| As long as the audience accepts the framing that ergonomics doesn't matter because it can't be quantified, the hand-waving exemplified above will confound. "This chair is guaranteed not to collapse out from under you. It might be a little less comfortable and a little heavier, but most athletic people get used to that and don't even notice!" Let's quote the article: > I’d say as it currently stands Rust has poor developer ergonomics but produces memory safe software, whereas Zig has good developer ergonomics and allows me to produce memory safe software with a bit of discipline. The Rust community should be upfront about this tradeoff - it's a universal tradeoff, that is: Safety is less ergonomic. It's true when you ride a skateboard with a helmet on, it's true when you program, it's true for sex.
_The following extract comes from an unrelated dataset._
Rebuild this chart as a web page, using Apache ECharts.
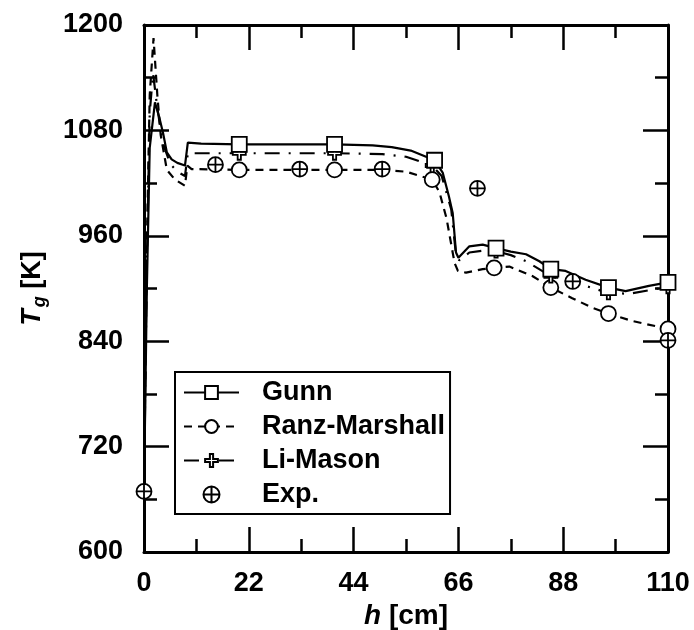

Instead you see a lot of arguments with anecdotal or indeterminate language. "Most people [that I talk to] don't seem to have much trouble unless they're less experienced." It's an amazing piece of rhetoric. In one sentence the ergonomic argument has been dismissed by denying subjectivity exists or matters and then implying that those who disagree are stupid. |
"a bit of discipline" is doing a lot of work here.
"Just don't write (memory) bugs!" hasn't produced (memory) safe C, and they've been trying for 50yrs. The best practices have been to bolt on analyzers and strict "best practice" standards to enforce what should be part of the language.
You're either writing in Rust, or you're writing in something else + using extra tools to try and achieve the same result as Rust.